- TASK TO CARRY OUT -
Skipping all pictures, set down the lines of the listing from the first through the one with "nlo_val, nlo_err = 8.03, 0.083".

- MATERIAL -
********
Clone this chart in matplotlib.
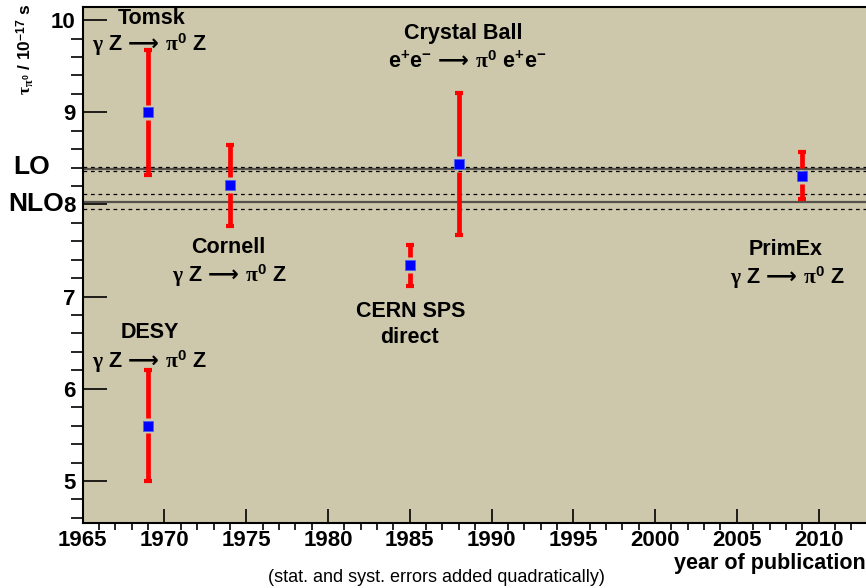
import matplotlib.pyplot as plt
from matplotlib.transforms import blended_transform_factory

# pi0 lifetime measurements (units of 1e-17 s)
labels = ['Tomsk', 'DESY', 'Cornell', 'CERN SPS', 'Crystal Ball', 'PrimEx']
years = [1969, 1969, 1974, 1985, 1988, 2009]
tau = [9.00, 5.60, 8.21, 7.34, 8.44, 8.31]
tau_err = [0.68, 0.60, 0.44, 0.22, 0.775, 0.255]

# theory bands: central value and half width
lo_val, lo_err = 8.385, 0.025
nlo_val, nlo_err = 8.03, 0.083

bg = '#cdc7ab'
plt.rcParams['font.family'] = ['Liberation Sans', 'DejaVu Sans']
plt.rcParams['font.weight'] = 'bold'
plt.rcParams['mathtext.fontset'] = 'custom'
plt.rcParams['mathtext.rm'] = 'Liberation Sans:bold'
plt.rcParams['mathtext.it'] = 'Liberation Serif'
plt.rcParams['mathtext.bf'] = 'Liberation Sans:bold'
plt.rcParams['mathtext.sf'] = 'DejaVu Sans'

fig = plt.figure(figsize=(8.66, 5.88), dpi=100)
ax = fig.add_axes([0.0955, 0.110, 0.9045, 0.8776])
ax.set_facecolor(bg)

# LO / NLO lines with dashed uncertainty
for val, err in [(lo_val, lo_err), (nlo_val, nlo_err)]:
    ax.axhline(val, color='#55524a', lw=1.6, zorder=1)
    ax.axhline(val + err, color='black', lw=0.9, ls=(0, (3, 3)), zorder=1)
    ax.axhline(val - err, color='black', lw=0.9, ls=(0, (3, 3)), zorder=1)

# error bars drawn in two pieces, leaving a gap around the marker
gap = 0.085
lo_end = [t - e for t, e in zip(tau, tau_err)]
hi_end = [t + e for t, e in zip(tau, tau_err)]
ax.vlines(years, lo_end, [t - gap for t in tau], color='red', lw=3.4, zorder=3)
ax.vlines(years, [t + gap for t in tau], hi_end, color='red', lw=3.4, zorder=3)
ax.plot(years, lo_end, '_', color='red', ms=5.6, mew=3.0, zorder=3)
ax.plot(years, hi_end, '_', color='red', ms=5.6, mew=3.0, zorder=3)
ax.plot(years, tau, 's', color='#0000ff', ms=7.0, mew=0.6, mec='#4a5cf0', zorder=4)

ax.set_xlim(1965, 2012.9)
ax.set_ylim(4.54, 10.14)
ax.set_xticks(range(1965, 2011, 5))
ax.set_xticks(range(1965, 2013), minor=True)
ax.set_yticks([5, 6, 7, 8, 9, 10])
ax.set_yticks([4.6 + 0.2 * i for i in range(28)], minor=True)
ax.tick_params(direction='in', labelsize=16, width=1.2, colors='black')
ax.tick_params(axis='y', which='major', length=17, pad=5)
ax.tick_params(axis='y', which='minor', length=8.5, width=1.2)
ax.tick_params(axis='x', which='major', length=10, pad=5)
ax.tick_params(axis='x', which='minor', length=5, width=1.2)
for lab in ax.get_xticklabels() + ax.get_yticklabels():
    lab.set_fontweight('bold')
for side in ['left', 'bottom', 'top']:
    ax.spines[side].set_linewidth(1.5)
ax.spines['right'].set_visible(False)

reac = r'$\gamma\ \mathrm{Z}\,\mathsf{\longrightarrow}\,\pi^{0}\ \mathrm{Z}$'
ee = r'$\mathrm{e^{+}e^{-}}\,\mathsf{\longrightarrow}\,\pi^{0}\ \mathrm{e^{+}e^{-}}$'
fs = 15.5
ax.text(1969.2, 10.02, 'Tomsk', ha='center', va='center', fontsize=fs)
ax.text(1969.1, 9.73, reac, ha='center', va='center', fontsize=fs)
ax.text(1973.9, 7.53, 'Cornell', ha='center', va='center', fontsize=fs)
ax.text(1974.0, 7.23, reac, ha='center', va='center', fontsize=fs)
ax.text(1969.1, 6.61, 'DESY', ha='center', va='center', fontsize=fs)
ax.text(1969.1, 6.29, reac, ha='center', va='center', fontsize=fs)
ax.text(1985.05, 6.84, 'CERN SPS', ha='center', va='center', fontsize=fs)
ax.text(1984.95, 6.56, 'direct', ha='center', va='center', fontsize=fs)
ax.text(1988.3, 9.86, 'Crystal Ball', ha='center', va='center', fontsize=fs)
ax.text(1988.5, 9.54, ee, ha='center', va='center', fontsize=fs)
ax.text(2008.0, 7.51, 'PrimEx', ha='center', va='center', fontsize=fs)
ax.text(2008.1, 7.21, reac, ha='center', va='center', fontsize=fs)

# LO / NLO tags left of the axis
tr = blended_transform_factory(fig.transFigure, ax.transData)
ax.text(32 / 866, lo_val + 0.02, 'LO', transform=tr, ha='center', va='center',
        fontsize=19, clip_on=False)
ax.text(36 / 866, nlo_val - 0.02, 'NLO', transform=tr, ha='center', va='center',
        fontsize=19, clip_on=False)

fig.text(25 / 866, 1 - 4 / 588, r'$\tau_{\pi^{0}}$ / 10$^{-17}$ s', rotation=90,
         ha='center', va='top', fontsize=12.5)
fig.text(1.0, 1 - 563 / 588, 'year of publication', ha='right', va='center',
         fontsize=15.5)
fig.text(436 / 866, 1 - 578 / 588, '(stat. and syst. errors added quadratically)',
         ha='center', va='center', fontsize=13, fontweight='normal')

fig.savefig('out.png', dpi=100)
********
- RESPONSE FOR THIS EXERCISE -
Clone this chart in matplotlib.
import matplotlib.pyplot as plt
from matplotlib.transforms import blended_transform_factory

# pi0 lifetime measurements (units of 1e-17 s)
labels = ['Tomsk', 'DESY', 'Cornell', 'CERN SPS', 'Crystal Ball', 'PrimEx']
years = [1969, 1969, 1974, 1985, 1988, 2009]
tau = [9.00, 5.60, 8.21, 7.34, 8.44, 8.31]
tau_err = [0.68, 0.60, 0.44, 0.22, 0.775, 0.255]

# theory bands: central value and half width
lo_val, lo_err = 8.385, 0.025
nlo_val, nlo_err = 8.03, 0.083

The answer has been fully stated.